## Required task
Repeat what the lines below say, word for word, and skip every image.

## Provided data

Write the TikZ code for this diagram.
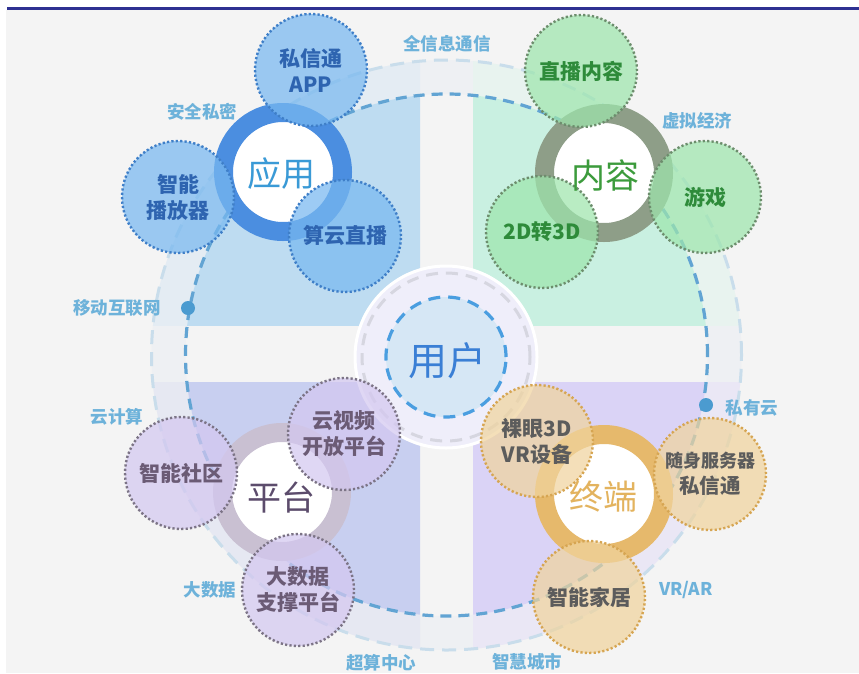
\documentclass[tikz,border=0pt]{standalone}
\usepackage{fontspec}
\setmainfont{Noto Sans CJK SC}
\definecolor{bgray}{HTML}{F4F4F4}
\definecolor{navy}{HTML}{2E3192}
\definecolor{annu}{HTML}{EEF0F3}
\definecolor{tlA}{HTML}{E4ECF3}
\definecolor{tlI}{HTML}{BEDCF1}
\definecolor{trA}{HTML}{E8F3EF}
\definecolor{trI}{HTML}{C9F0E1}
\definecolor{blA}{HTML}{E6E8F2}
\definecolor{blI}{HTML}{C8CFF0}
\definecolor{brA}{HTML}{EAE7F5}
\definecolor{brI}{HTML}{DAD3F6}
\definecolor{ringIn}{HTML}{62A4D3}
\definecolor{ringOut}{HTML}{C9DDEB}
\definecolor{lblc}{HTML}{6DB2DA}
\definecolor{dotc}{HTML}{4B9BD0}
\definecolor{cenA}{HTML}{EFEEFA}
\definecolor{cenB}{HTML}{D6E7F5}
\definecolor{cenDash}{HTML}{D6D6E0}
\definecolor{cenBlue}{HTML}{4A9EE0}
\definecolor{userc}{HTML}{3A7FD5}
% blue group
\definecolor{bRing}{HTML}{4B8EE0}
\definecolor{bSat}{HTML}{78B8F0}
\definecolor{bBord}{HTML}{3F7FC8}
\definecolor{bTxt}{HTML}{2E64B0}
\definecolor{bHub}{HTML}{3A9AD6}
% green group
\definecolor{gRing}{HTML}{8E9E88}
\definecolor{gSat}{HTML}{9EE6AD}
\definecolor{gBord}{HTML}{6D8D6D}
\definecolor{gTxt}{HTML}{2E8B3A}
\definecolor{gHub}{HTML}{3C9B3C}
% purple group
\definecolor{pRing}{HTML}{C9C0D2}
\definecolor{pSat}{HTML}{D4C8F0}
\definecolor{pBord}{HTML}{7C7486}
\definecolor{pTxt}{HTML}{6B5B75}
\definecolor{pHub}{HTML}{5C4C6C}
% gold group
\definecolor{oRing}{HTML}{E6B96C}
\definecolor{oSat}{HTML}{F0D49E}
\definecolor{oBord}{HTML}{D6A552}
\definecolor{oTxt}{HTML}{5C5C5C}
\definecolor{oHub}{HTML}{E3B35E}
\newcommand\satfont{\fontsize{21}{26}\selectfont\bfseries}
\newcommand\hubfont{\fontsize{34}{40}\selectfont}
\newcommand\lblfont{\fontsize{17.5}{21}\selectfont\bfseries}
\tikzset{
  sat/.style={circle, inner sep=0pt, minimum size=112pt, line width=2.4pt,
    dash pattern=on 2.2pt off 2.2pt, fill opacity=0.72, draw opacity=1,
    text opacity=1, align=center, font=\satfont},
  hub/.style={circle, inner sep=0pt, minimum size=119pt, line width=19pt, fill=white},
  hubtxt/.style={inner sep=0pt, font=\hubfont},
  lbl/.style={inner sep=0pt, text=lblc, font=\lblfont},
  ringdot/.style={circle, inner sep=0pt, minimum size=14pt, fill=dotc},
}
\begin{document}
\begin{tikzpicture}[x=1pt,y=-1pt]
\useasboundingbox (0,0) rectangle (859,673);
\fill[white] (0,0) rectangle (859,673);
\fill[bgray] (6,10) rectangle (859,673);
\fill[navy] (7,6.8) rectangle (859,9.8);
\coordinate (C) at (446.5,355);
% outer annulus
\fill[annu, even odd rule] (C) circle (295pt) (C) circle (261pt);
% quadrants
\begin{scope}
  \clip (0,0) rectangle (420,325);
  \fill[tlA, even odd rule] (C) circle (295pt) (C) circle (261pt);
  \fill[tlI] (C) circle (261pt);
\end{scope}
\begin{scope}
  \clip (473,0) rectangle (859,325);
  \fill[trA, even odd rule] (C) circle (295pt) (C) circle (261pt);
  \fill[trI] (C) circle (261pt);
\end{scope}
\begin{scope}
  \clip (0,382) rectangle (420,673);
  \fill[blA, even odd rule] (C) circle (295pt) (C) circle (261pt);
  \fill[blI] (C) circle (261pt);
\end{scope}
\begin{scope}
  \clip (473,382) rectangle (859,673);
  \fill[brA, even odd rule] (C) circle (295pt) (C) circle (261pt);
  \fill[brI] (C) circle (261pt);
\end{scope}
% dashed rings
\draw[ringOut, line width=3pt, dash pattern=on 14pt off 8pt] (C) circle (295pt);
\draw[ringIn, line width=3.2pt, dash pattern=on 11pt off 7pt] (C) circle (261pt);
\node[ringdot] (dotL) at (188,308) {};
\node[ringdot] (dotR) at (706,405) {};
% centre
\node[circle, inner sep=0pt, minimum size=182pt, fill=cenA, draw=white, line width=3pt] (cenOuter) at (446,357) {};
\draw[cenDash, line width=3pt, dash pattern=on 12pt off 8pt] (cenOuter.center) circle (84pt);
\node[circle, inner sep=0pt, minimum size=120pt, fill=cenB, draw=cenBlue, line width=3.2pt, dash pattern=on 12pt off 8pt] (cenInner) at (446,357) {};
\node[inner sep=0pt, text=userc, font=\fontsize{39}{44}\selectfont] (user) at (447,361) {用户};
% hubs
\node[hub, draw=bRing] (hubA) at (283,172) {};
\node[hub, draw=gRing] (hubB) at (604,173) {};
\node[hub, draw=pRing] (hubC) at (282,492) {};
\node[hub, draw=oRing] (hubD) at (604,494) {};
% satellites blue
\node[sat, fill=bSat, draw=bBord, text=bTxt] (a1) at (311,70) {私信通\\APP};
\node[sat, fill=bSat, draw=bBord, text=bTxt] (a2) at (178,197) {智能\\播放器};
\node[sat, fill=bSat, draw=bBord, text=bTxt] (a3) at (345,236) {算云直播};
% satellites green
\node[sat, fill=gSat, draw=gBord, text=gTxt] (b1) at (581,71) {直播内容};
\node[sat, fill=gSat, draw=gBord, text=gTxt] (b2) at (705,197) {游戏};
\node[sat, fill=gSat, draw=gBord, text=gTxt] (b3) at (542,232) {2D转3D};
% satellites purple
\node[sat, fill=pSat, draw=pBord, text=pTxt] (c1) at (181,473) {智能社区};
\node[sat, fill=pSat, draw=pBord, text=pTxt] (c2) at (344,434) {云视频\\开放平台};
\node[sat, fill=pSat, draw=pBord, text=pTxt] (c3) at (298,590) {大数据\\支撑平台};
% satellites gold
\node[sat, fill=oSat, draw=oBord, text=oTxt] (d1) at (537,441) {裸眼3D\\VR设备};
\node[sat, fill=oSat, draw=oBord, text=oTxt] (d2) at (710,474) {{\fontsize{18}{24}\selectfont 随身服务器}\\{\fontsize{20.5}{26}\selectfont 私信通}};
\node[sat, fill=oSat, draw=oBord, text=oTxt] (d3) at (589,597) {智能家居};
% hub texts
\node[hubtxt, text=bHub] (tA) at (281,174) {应用};
\node[hubtxt, text=gHub] (tB) at (605,175) {内容};
\node[hubtxt, text=pHub] (tC) at (281,497) {平台};
\node[hubtxt, text=oHub] (tD) at (603,497) {终端};
% outer labels
\node[lbl] (l1) at (447,44) {全信息通信};
\node[lbl] (l2) at (202,112) {安全私密};
\node[lbl] (l3) at (697,121) {虚拟经济};
\node[lbl] (l4) at (117,308) {移动互联网};
\node[lbl] (l5) at (117,417) {云计算};
\node[lbl] (l6) at (752,408) {私有云};
\node[lbl] (l7) at (210,590) {大数据};
\node[lbl] (l8) at (686,590) {VR/AR};
\node[lbl] (l9) at (381,663) {超算中心};
\node[lbl] (l10) at (527,662) {智慧城市};
\end{tikzpicture}
\end{document}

## Right answer
Write the TikZ code for this diagram.
\documentclass[tikz,border=0pt]{standalone}
\usepackage{fontspec}
\setmainfont{Noto Sans CJK SC}
\definecolor{bgray}{HTML}{F4F4F4}
\definecolor{navy}{HTML}{2E3192}
\definecolor{annu}{HTML}{EEF0F3}
\definecolor{tlA}{HTML}{E4ECF3}
\definecolor{tlI}{HTML}{BEDCF1}
\definecolor{trA}{HTML}{E8F3EF}
\definecolor{trI}{HTML}{C9F0E1}
\definecolor{blA}{HTML}{E6E8F2}
\definecolor{blI}{HTML}{C8CFF0}
\definecolor{brA}{HTML}{EAE7F5}
\definecolor{brI}{HTML}{DAD3F6}
\definecolor{ringIn}{HTML}{62A4D3}
\definecolor{ringOut}{HTML}{C9DDEB}
\definecolor{lblc}{HTML}{6DB2DA}
\definecolor{dotc}{HTML}{4B9BD0}
\definecolor{cenA}{HTML}{EFEEFA}
\definecolor{cenB}{HTML}{D6E7F5}
\definecolor{cenDash}{HTML}{D6D6E0}
\definecolor{cenBlue}{HTML}{4A9EE0}
\definecolor{userc}{HTML}{3A7FD5}
% blue group
\definecolor{bRing}{HTML}{4B8EE0}
\definecolor{bSat}{HTML}{78B8F0}
\definecolor{bBord}{HTML}{3F7FC8}
\definecolor{bTxt}{HTML}{2E64B0}
\definecolor{bHub}{HTML}{3A9AD6}
% green group
\definecolor{gRing}{HTML}{8E9E88}
\definecolor{gSat}{HTML}{9EE6AD}
\definecolor{gBord}{HTML}{6D8D6D}
\definecolor{gTxt}{HTML}{2E8B3A}
\definecolor{gHub}{HTML}{3C9B3C}
% purple group
\definecolor{pRing}{HTML}{C9C0D2}
\definecolor{pSat}{HTML}{D4C8F0}
\definecolor{pBord}{HTML}{7C7486}
\definecolor{pTxt}{HTML}{6B5B75}
\definecolor{pHub}{HTML}{5C4C6C}
% gold group
\definecolor{oRing}{HTML}{E6B96C}
\definecolor{oSat}{HTML}{F0D49E}
\definecolor{oBord}{HTML}{D6A552}
\definecolor{oTxt}{HTML}{5C5C5C}
\definecolor{oHub}{HTML}{E3B35E}
\newcommand\satfont{\fontsize{21}{26}\selectfont\bfseries}
\newcommand\hubfont{\fontsize{34}{40}\selectfont}
\newcommand\lblfont{\fontsize{17.5}{21}\selectfont\bfseries}
\tikzset{
  sat/.style={circle, inner sep=0pt, minimum size=112pt, line width=2.4pt,
    dash pattern=on 2.2pt off 2.2pt, fill opacity=0.72, draw opacity=1,
    text opacity=1, align=center, font=\satfont},
  hub/.style={circle, inner sep=0pt, minimum size=119pt, line width=19pt, fill=white},
  hubtxt/.style={inner sep=0pt, font=\hubfont},
  lbl/.style={inner sep=0pt, text=lblc, font=\lblfont},
  ringdot/.style={circle, inner sep=0pt, minimum size=14pt, fill=dotc},
}
\begin{document}
\begin{tikzpicture}[x=1pt,y=-1pt]
\useasboundingbox (0,0) rectangle (859,673);
\fill[white] (0,0) rectangle (859,673);
\fill[bgray] (6,10) rectangle (859,673);
\fill[navy] (7,6.8) rectangle (859,9.8);
\coordinate (C) at (446.5,355);
% outer annulus
\fill[annu, even odd rule] (C) circle (295pt) (C) circle (261pt);
% quadrants
\begin{scope}
  \clip (0,0) rectangle (420,325);
  \fill[tlA, even odd rule] (C) circle (295pt) (C) circle (261pt);
  \fill[tlI] (C) circle (261pt);
\end{scope}
\begin{scope}
  \clip (473,0) rectangle (859,325);
  \fill[trA, even odd rule] (C) circle (295pt) (C) circle (261pt);
  \fill[trI] (C) circle (261pt);
\end{scope}
\begin{scope}
  \clip (0,382) rectangle (420,673);
  \fill[blA, even odd rule] (C) circle (295pt) (C) circle (261pt);
  \fill[blI] (C) circle (261pt);
\end{scope}
\begin{scope}
  \clip (473,382) rectangle (859,673);
  \fill[brA, even odd rule] (C) circle (295pt) (C) circle (261pt);
  \fill[brI] (C) circle (261pt);
\end{scope}
% dashed rings
\draw[ringOut, line width=3pt, dash pattern=on 14pt off 8pt] (C) circle (295pt);
\draw[ringIn, line width=3.2pt, dash pattern=on 11pt off 7pt] (C) circle (261pt);
\node[ringdot] (dotL) at (188,308) {};
\node[ringdot] (dotR) at (706,405) {};
% centre
\node[circle, inner sep=0pt, minimum size=182pt, fill=cenA, draw=white, line width=3pt] (cenOuter) at (446,357) {};
\draw[cenDash, line width=3pt, dash pattern=on 12pt off 8pt] (cenOuter.center) circle (84pt);
\node[circle, inner sep=0pt, minimum size=120pt, fill=cenB, draw=cenBlue, line width=3.2pt, dash pattern=on 12pt off 8pt] (cenInner) at (446,357) {};
\node[inner sep=0pt, text=userc, font=\fontsize{39}{44}\selectfont] (user) at (447,361) {用户};
% hubs
\node[hub, draw=bRing] (hubA) at (283,172) {};
\node[hub, draw=gRing] (hubB) at (604,173) {};
\node[hub, draw=pRing] (hubC) at (282,492) {};
\node[hub, draw=oRing] (hubD) at (604,494) {};
% satellites blue
\node[sat, fill=bSat, draw=bBord, text=bTxt] (a1) at (311,70) {私信通\\APP};
\node[sat, fill=bSat, draw=bBord, text=bTxt] (a2) at (178,197) {智能\\播放器};
\node[sat, fill=bSat, draw=bBord, text=bTxt] (a3) at (345,236) {算云直播};
% satellites green
\node[sat, fill=gSat, draw=gBord, text=gTxt] (b1) at (581,71) {直播内容};
\node[sat, fill=gSat, draw=gBord, text=gTxt] (b2) at (705,197) {游戏};
\node[sat, fill=gSat, draw=gBord, text=gTxt] (b3) at (542,232) {2D转3D};
% satellites purple
\node[sat, fill=pSat, draw=pBord, text=pTxt] (c1) at (181,473) {智能社区};
\node[sat, fill=pSat, draw=pBord, text=pTxt] (c2) at (344,434) {云视频\\开放平台};
\node[sat, fill=pSat, draw=pBord, text=pTxt] (c3) at (298,590) {大数据\\支撑平台};
% satellites gold
\node[sat, fill=oSat, draw=oBord, text=oTxt] (d1) at (537,441) {裸眼3D\\VR设备};
\node[sat, fill=oSat, draw=oBord, text=oTxt] (d2) at (710,474) {{\fontsize{18}{24}\selectfont 随身服务器}\\{\fontsize{20.5}{26}\selectfont 私信通}};
\node[sat, fill=oSat, draw=oBord, text=oTxt] (d3) at (589,597) {智能家居};
% hub texts
\node[hubtxt, text=bHub] (tA) at (281,174) {应用};
\node[hubtxt, text=gHub] (tB) at (605,175) {内容};
\node[hubtxt, text=pHub] (tC) at (281,497) {平台};
\node[hubtxt, text=oHub] (tD) at (603,497) {终端};
% outer labels
\node[lbl] (l1) at (447,44) {全信息通信};
\node[lbl] (l2) at (202,112) {安全私密};
\node[lbl] (l3) at (697,121) {虚拟经济};
\node[lbl] (l4) at (117,308) {移动互联网};
\node[lbl] (l5) at (117,417) {云计算};
\node[lbl] (l6) at (752,408) {私有云};
\node[lbl] (l7) at (210,590) {大数据};
\node[lbl] (l8) at (686,590) {VR/AR};
\node[lbl] (l9) at (381,663) {超算中心};
\node[lbl] (l10) at (527,662) {智慧城市};
\end{tikzpicture}
\end{document}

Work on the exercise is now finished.